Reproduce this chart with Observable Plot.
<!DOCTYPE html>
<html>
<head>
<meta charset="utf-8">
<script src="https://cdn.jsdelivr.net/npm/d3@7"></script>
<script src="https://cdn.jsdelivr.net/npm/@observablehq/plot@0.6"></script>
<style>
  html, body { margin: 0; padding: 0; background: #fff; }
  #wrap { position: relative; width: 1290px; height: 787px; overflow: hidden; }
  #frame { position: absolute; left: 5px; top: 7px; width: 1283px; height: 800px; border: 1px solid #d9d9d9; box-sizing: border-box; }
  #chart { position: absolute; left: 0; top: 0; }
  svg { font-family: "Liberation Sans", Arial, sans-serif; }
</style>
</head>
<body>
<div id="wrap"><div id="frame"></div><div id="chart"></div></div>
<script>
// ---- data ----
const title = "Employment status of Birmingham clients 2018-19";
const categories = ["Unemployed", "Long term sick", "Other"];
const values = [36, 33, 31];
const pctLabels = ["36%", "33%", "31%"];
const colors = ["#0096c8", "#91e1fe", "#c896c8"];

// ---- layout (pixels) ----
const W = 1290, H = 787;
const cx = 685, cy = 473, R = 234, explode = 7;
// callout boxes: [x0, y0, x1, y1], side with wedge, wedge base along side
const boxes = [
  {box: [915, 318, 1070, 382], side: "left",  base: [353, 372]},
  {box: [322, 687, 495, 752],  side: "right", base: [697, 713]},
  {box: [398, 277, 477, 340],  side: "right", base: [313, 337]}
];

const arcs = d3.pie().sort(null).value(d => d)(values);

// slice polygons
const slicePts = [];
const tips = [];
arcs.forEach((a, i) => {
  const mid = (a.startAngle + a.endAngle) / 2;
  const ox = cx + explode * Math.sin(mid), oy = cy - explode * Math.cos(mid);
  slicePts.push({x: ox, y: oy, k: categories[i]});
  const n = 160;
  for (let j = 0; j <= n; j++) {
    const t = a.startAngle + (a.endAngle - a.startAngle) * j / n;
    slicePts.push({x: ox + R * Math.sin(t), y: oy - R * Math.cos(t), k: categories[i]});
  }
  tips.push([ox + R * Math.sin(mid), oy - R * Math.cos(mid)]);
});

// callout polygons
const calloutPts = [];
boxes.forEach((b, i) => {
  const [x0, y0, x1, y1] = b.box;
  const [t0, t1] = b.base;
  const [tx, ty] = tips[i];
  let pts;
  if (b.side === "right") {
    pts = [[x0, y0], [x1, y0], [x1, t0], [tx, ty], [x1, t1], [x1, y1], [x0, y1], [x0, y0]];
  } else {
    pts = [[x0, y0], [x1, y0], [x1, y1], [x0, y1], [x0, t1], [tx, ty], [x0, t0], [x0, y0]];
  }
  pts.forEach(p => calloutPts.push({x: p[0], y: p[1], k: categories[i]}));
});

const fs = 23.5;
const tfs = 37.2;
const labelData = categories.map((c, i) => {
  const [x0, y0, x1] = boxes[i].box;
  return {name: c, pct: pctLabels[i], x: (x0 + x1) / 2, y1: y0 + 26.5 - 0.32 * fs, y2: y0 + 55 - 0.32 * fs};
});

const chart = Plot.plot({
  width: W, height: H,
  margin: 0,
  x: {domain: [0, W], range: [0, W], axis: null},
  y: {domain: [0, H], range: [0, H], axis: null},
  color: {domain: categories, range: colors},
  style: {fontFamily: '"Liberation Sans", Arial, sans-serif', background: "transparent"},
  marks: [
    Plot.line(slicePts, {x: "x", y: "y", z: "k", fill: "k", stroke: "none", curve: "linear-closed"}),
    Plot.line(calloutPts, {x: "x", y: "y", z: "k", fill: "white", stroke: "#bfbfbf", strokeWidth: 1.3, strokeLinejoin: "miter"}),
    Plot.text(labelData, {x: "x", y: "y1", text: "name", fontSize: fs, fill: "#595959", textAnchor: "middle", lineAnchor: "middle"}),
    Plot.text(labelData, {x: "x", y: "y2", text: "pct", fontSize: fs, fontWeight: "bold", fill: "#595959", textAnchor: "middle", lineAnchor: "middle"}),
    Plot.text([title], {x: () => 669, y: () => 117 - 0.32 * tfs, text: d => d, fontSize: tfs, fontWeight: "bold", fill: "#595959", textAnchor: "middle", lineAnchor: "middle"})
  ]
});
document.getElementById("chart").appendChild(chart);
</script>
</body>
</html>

...

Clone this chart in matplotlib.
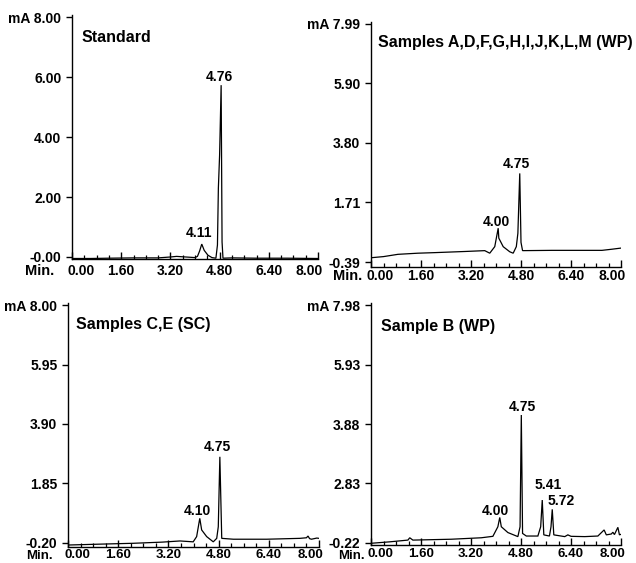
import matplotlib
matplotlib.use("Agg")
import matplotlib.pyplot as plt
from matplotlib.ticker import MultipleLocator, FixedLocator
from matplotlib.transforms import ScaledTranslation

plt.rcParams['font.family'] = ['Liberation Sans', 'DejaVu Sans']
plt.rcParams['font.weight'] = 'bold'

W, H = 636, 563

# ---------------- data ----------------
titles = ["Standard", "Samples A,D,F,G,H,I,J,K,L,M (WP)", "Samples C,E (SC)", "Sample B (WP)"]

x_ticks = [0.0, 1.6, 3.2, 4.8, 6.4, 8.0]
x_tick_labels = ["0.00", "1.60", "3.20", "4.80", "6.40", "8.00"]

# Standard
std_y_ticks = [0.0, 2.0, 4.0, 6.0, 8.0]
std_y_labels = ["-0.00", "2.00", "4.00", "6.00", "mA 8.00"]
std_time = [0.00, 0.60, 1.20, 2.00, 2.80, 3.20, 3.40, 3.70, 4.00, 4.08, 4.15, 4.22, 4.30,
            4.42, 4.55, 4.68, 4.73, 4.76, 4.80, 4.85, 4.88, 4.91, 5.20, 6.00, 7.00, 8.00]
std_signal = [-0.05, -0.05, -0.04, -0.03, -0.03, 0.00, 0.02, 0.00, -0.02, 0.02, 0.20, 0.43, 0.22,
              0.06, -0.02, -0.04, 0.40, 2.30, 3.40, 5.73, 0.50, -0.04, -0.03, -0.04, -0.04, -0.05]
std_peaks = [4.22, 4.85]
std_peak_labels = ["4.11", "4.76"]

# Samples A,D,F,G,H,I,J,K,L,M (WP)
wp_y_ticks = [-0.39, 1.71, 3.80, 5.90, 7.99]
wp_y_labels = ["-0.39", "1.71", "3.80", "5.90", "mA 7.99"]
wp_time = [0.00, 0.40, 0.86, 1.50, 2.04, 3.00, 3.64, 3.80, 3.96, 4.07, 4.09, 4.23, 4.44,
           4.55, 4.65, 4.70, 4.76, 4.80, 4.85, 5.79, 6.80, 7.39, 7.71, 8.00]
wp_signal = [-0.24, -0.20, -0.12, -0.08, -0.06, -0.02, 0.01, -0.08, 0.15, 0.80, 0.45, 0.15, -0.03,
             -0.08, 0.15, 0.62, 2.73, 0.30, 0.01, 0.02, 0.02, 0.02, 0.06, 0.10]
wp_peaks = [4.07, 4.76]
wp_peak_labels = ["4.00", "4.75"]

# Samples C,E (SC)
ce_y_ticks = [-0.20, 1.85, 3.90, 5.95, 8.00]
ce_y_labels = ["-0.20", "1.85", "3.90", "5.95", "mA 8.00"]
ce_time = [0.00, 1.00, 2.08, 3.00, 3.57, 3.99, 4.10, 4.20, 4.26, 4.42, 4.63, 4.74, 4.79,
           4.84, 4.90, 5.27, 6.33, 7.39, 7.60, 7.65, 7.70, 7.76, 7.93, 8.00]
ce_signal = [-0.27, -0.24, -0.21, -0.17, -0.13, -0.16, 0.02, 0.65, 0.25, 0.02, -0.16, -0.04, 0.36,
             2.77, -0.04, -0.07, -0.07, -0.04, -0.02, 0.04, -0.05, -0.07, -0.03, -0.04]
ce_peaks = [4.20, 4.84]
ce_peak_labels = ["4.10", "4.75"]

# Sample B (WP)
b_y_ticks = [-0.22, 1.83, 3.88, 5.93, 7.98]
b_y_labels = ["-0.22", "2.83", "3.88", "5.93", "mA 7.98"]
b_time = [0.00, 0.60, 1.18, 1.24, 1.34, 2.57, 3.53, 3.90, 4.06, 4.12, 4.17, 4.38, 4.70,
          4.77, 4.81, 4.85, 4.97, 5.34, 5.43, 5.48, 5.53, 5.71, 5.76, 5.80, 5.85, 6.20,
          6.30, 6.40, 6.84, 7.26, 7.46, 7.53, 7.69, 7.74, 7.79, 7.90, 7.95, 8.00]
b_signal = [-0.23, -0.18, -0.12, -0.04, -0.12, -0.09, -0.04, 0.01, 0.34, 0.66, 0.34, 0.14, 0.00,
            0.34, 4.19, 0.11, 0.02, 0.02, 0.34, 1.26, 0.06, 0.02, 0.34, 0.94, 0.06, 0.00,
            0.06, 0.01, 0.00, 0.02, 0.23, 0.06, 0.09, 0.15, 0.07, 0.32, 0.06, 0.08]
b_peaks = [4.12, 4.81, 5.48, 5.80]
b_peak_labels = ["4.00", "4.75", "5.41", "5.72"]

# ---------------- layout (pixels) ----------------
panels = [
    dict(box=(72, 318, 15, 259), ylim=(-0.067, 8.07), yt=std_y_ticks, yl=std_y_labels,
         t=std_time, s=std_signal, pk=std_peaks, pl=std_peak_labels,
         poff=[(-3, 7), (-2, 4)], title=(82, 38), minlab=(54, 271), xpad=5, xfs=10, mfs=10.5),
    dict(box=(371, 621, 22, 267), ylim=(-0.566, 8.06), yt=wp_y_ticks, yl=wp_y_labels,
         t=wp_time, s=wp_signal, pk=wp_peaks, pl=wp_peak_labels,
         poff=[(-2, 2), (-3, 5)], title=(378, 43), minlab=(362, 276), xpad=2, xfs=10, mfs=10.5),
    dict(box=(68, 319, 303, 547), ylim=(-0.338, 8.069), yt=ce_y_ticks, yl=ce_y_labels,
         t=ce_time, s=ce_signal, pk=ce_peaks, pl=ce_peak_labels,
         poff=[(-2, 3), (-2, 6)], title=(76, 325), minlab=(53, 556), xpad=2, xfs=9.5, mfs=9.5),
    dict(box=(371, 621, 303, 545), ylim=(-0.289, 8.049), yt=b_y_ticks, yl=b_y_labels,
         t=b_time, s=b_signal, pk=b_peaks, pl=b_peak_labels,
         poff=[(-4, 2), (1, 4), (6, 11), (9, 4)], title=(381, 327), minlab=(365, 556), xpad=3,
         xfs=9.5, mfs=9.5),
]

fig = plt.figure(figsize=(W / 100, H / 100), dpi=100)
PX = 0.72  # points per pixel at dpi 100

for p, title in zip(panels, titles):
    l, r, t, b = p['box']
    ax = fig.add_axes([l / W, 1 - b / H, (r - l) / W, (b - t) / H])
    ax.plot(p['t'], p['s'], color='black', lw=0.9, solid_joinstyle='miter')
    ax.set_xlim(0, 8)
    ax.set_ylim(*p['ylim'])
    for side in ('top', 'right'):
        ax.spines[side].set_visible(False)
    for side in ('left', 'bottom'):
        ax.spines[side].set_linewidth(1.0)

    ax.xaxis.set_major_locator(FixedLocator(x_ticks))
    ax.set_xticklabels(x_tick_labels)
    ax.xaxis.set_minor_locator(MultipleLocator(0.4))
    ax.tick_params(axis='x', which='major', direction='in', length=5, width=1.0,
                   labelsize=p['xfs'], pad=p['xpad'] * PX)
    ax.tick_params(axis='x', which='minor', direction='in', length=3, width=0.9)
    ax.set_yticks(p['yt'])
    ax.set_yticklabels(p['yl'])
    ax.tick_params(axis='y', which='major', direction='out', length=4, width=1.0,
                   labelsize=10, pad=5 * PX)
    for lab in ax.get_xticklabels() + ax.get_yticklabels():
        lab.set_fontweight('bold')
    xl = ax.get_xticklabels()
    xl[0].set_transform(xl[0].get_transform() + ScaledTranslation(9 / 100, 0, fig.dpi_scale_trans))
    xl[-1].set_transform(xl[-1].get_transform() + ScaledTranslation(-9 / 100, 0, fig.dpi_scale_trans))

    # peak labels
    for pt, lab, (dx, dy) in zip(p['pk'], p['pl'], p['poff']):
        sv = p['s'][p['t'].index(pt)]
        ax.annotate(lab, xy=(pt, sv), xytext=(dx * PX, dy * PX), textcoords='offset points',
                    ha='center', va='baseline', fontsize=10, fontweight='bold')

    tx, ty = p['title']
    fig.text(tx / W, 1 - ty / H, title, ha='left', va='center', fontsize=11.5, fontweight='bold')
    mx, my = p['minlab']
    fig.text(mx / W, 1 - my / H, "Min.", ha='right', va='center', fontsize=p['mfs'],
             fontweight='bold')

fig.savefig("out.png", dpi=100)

### Task to carry out
Exactly reproduce the lines that run from the line bearing "Reproduce this chart with Observable Plot." through the line bearing "const arcs = d3.pie().sort(null).value(d", with both end lines included.

### Response below
Reproduce this chart with Observable Plot.
<!DOCTYPE html>
<html>
<head>
<meta charset="utf-8">
<script src="https://cdn.jsdelivr.net/npm/d3@7"></script>
<script src="https://cdn.jsdelivr.net/npm/@observablehq/plot@0.6"></script>
<style>
  html, body { margin: 0; padding: 0; background: #fff; }
  #wrap { position: relative; width: 1290px; height: 787px; overflow: hidden; }
  #frame { position: absolute; left: 5px; top: 7px; width: 1283px; height: 800px; border: 1px solid #d9d9d9; box-sizing: border-box; }
  #chart { position: absolute; left: 0; top: 0; }
  svg { font-family: "Liberation Sans", Arial, sans-serif; }
</style>
</head>
<body>
<div id="wrap"><div id="frame"></div><div id="chart"></div></div>
<script>
// ---- data ----
const title = "Employment status of Birmingham clients 2018-19";
const categories = ["Unemployed", "Long term sick", "Other"];
const values = [36, 33, 31];
const pctLabels = ["36%", "33%", "31%"];
const colors = ["#0096c8", "#91e1fe", "#c896c8"];

// ---- layout (pixels) ----
const W = 1290, H = 787;
const cx = 685, cy = 473, R = 234, explode = 7;
// callout boxes: [x0, y0, x1, y1], side with wedge, wedge base along side
const boxes = [
  {box: [915, 318, 1070, 382], side: "left",  base: [353, 372]},
  {box: [322, 687, 495, 752],  side: "right", base: [697, 713]},
  {box: [398, 277, 477, 340],  side: "right", base: [313, 337]}
];

const arcs = d3.pie().sort(null).value(d => d)(values);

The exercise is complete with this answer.